Given task: Return each line of the listing below, unchanged, and omit the images.

**** Provided material ****

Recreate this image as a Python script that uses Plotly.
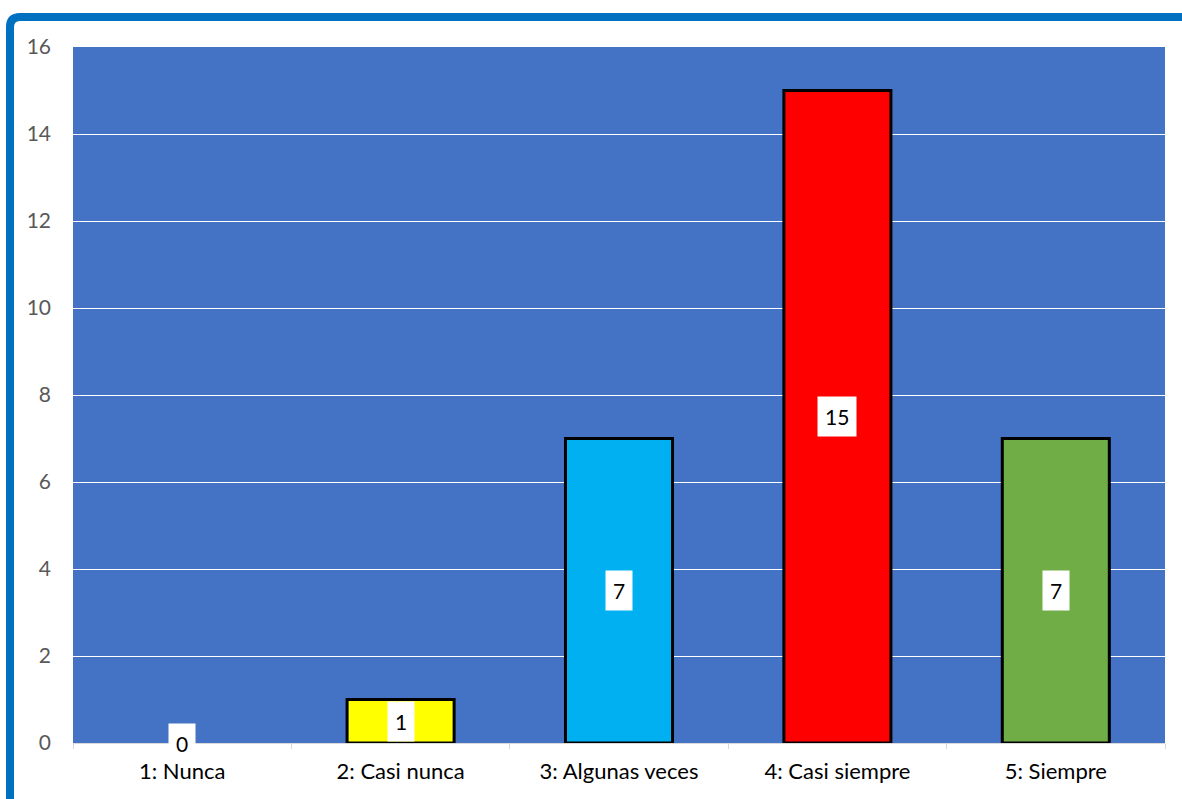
import plotly.graph_objects as go

categories = ["1: Nunca", "2: Casi nunca", "3: Algunas veces", "4: Casi siempre", "5: Siempre"]
counts = [0, 1, 7, 15, 7]
bar_colors = ["#FFFF00", "#FFFF00", "#00B0F0", "#FF0000", "#70AD47"]
y_ticks = [0, 2, 4, 6, 8, 10, 12, 14, 16]

FONT = "Lato, 'Open Sans', sans-serif"
W, H = 1182, 799
ML, MR, MT, MB = 73, 17, 47, 56
PW, PH = W - ML - MR, H - MT - MB


def px_x(p):
    return (p - ML) / PW


def px_y(p):
    return (H - MB - p) / PH


fig = go.Figure()
fig.add_trace(go.Bar(
    x=categories,
    y=counts,
    width=0.49,
    marker=dict(
        color=bar_colors,
        line=dict(color="#000000", width=[3 if v > 0 else 0 for v in counts]),
    ),
    hoverinfo="x+y",
    showlegend=False,
))

# value labels in white boxes at the middle of each bar
annotations = []
for cat, val in zip(categories, counts):
    annotations.append(dict(
        x=cat, y=val / 2, xref="x", yref="y",
        text=str(val), showarrow=False,
        font=dict(family=FONT, size=21, color="#000000"),
        bgcolor="#FFFFFF", borderpad=7,
        xanchor="center", yanchor="middle",
    ))

# outer frame (top and left edges of the chart border)
xl, xr = px_x(10), px_x(1190)
yt, yb = px_y(17), px_y(810)
frame = dict(
    type="path", xref="paper", yref="paper",
    path=f"M {xl} {yb} L {xl} {px_y(27)} Q {xl} {yt} {px_x(20)} {yt} L {xr} {yt}",
    line=dict(color="#0070C0", width=8),
    layer="above",
)

fig.update_layout(
    width=W, height=H,
    margin=dict(l=ML, r=MR, t=MT, b=MB),
    paper_bgcolor="#FFFFFF",
    plot_bgcolor="#4472C4",
    font=dict(family=FONT),
    annotations=annotations,
    shapes=[frame],
    bargap=0.5,
    xaxis=dict(
        type="category",
        showgrid=False,
        showline=True, linecolor="#D9D9D9", linewidth=1,
        ticks="outside", tickson="boundaries", ticklen=5, tickcolor="#D9D9D9",
        ticklabelstandoff=9,
        tickfont=dict(family=FONT, size=22, color="#000000"),
        fixedrange=True,
    ),
    yaxis=dict(
        range=[0, 16],
        tickvals=y_ticks,
        showgrid=True, gridcolor="#FFFFFF", gridwidth=1,
        zeroline=False,
        ticks="", ticklabelstandoff=21,
        tickfont=dict(family=FONT, size=21, color="#595959"),
        fixedrange=True,
    ),
)

fig.write_html("out.html")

****

Full answer:
Recreate this image as a Python script that uses Plotly.
import plotly.graph_objects as go

categories = ["1: Nunca", "2: Casi nunca", "3: Algunas veces", "4: Casi siempre", "5: Siempre"]
counts = [0, 1, 7, 15, 7]
bar_colors = ["#FFFF00", "#FFFF00", "#00B0F0", "#FF0000", "#70AD47"]
y_ticks = [0, 2, 4, 6, 8, 10, 12, 14, 16]

FONT = "Lato, 'Open Sans', sans-serif"
W, H = 1182, 799
ML, MR, MT, MB = 73, 17, 47, 56
PW, PH = W - ML - MR, H - MT - MB


def px_x(p):
    return (p - ML) / PW


def px_y(p):
    return (H - MB - p) / PH


fig = go.Figure()
fig.add_trace(go.Bar(
    x=categories,
    y=counts,
    width=0.49,
    marker=dict(
        color=bar_colors,
        line=dict(color="#000000", width=[3 if v > 0 else 0 for v in counts]),
    ),
    hoverinfo="x+y",
    showlegend=False,
))

# value labels in white boxes at the middle of each bar
annotations = []
for cat, val in zip(categories, counts):
    annotations.append(dict(
        x=cat, y=val / 2, xref="x", yref="y",
        text=str(val), showarrow=False,
        font=dict(family=FONT, size=21, color="#000000"),
        bgcolor="#FFFFFF", borderpad=7,
        xanchor="center", yanchor="middle",
    ))

# outer frame (top and left edges of the chart border)
xl, xr = px_x(10), px_x(1190)
yt, yb = px_y(17), px_y(810)
frame = dict(
    type="path", xref="paper", yref="paper",
    path=f"M {xl} {yb} L {xl} {px_y(27)} Q {xl} {yt} {px_x(20)} {yt} L {xr} {yt}",
    line=dict(color="#0070C0", width=8),
    layer="above",
)

fig.update_layout(
    width=W, height=H,
    margin=dict(l=ML, r=MR, t=MT, b=MB),
    paper_bgcolor="#FFFFFF",
    plot_bgcolor="#4472C4",
    font=dict(family=FONT),
    annotations=annotations,
    shapes=[frame],
    bargap=0.5,
    xaxis=dict(
        type="category",
        showgrid=False,
        showline=True, linecolor="#D9D9D9", linewidth=1,
        ticks="outside", tickson="boundaries", ticklen=5, tickcolor="#D9D9D9",
        ticklabelstandoff=9,
        tickfont=dict(family=FONT, size=22, color="#000000"),
        fixedrange=True,
    ),
    yaxis=dict(
        range=[0, 16],
        tickvals=y_ticks,
        showgrid=True, gridcolor="#FFFFFF", gridwidth=1,
        zeroline=False,
        ticks="", ticklabelstandoff=21,
        tickfont=dict(family=FONT, size=21, color="#595959"),
        fixedrange=True,
    ),
)

fig.write_html("out.html")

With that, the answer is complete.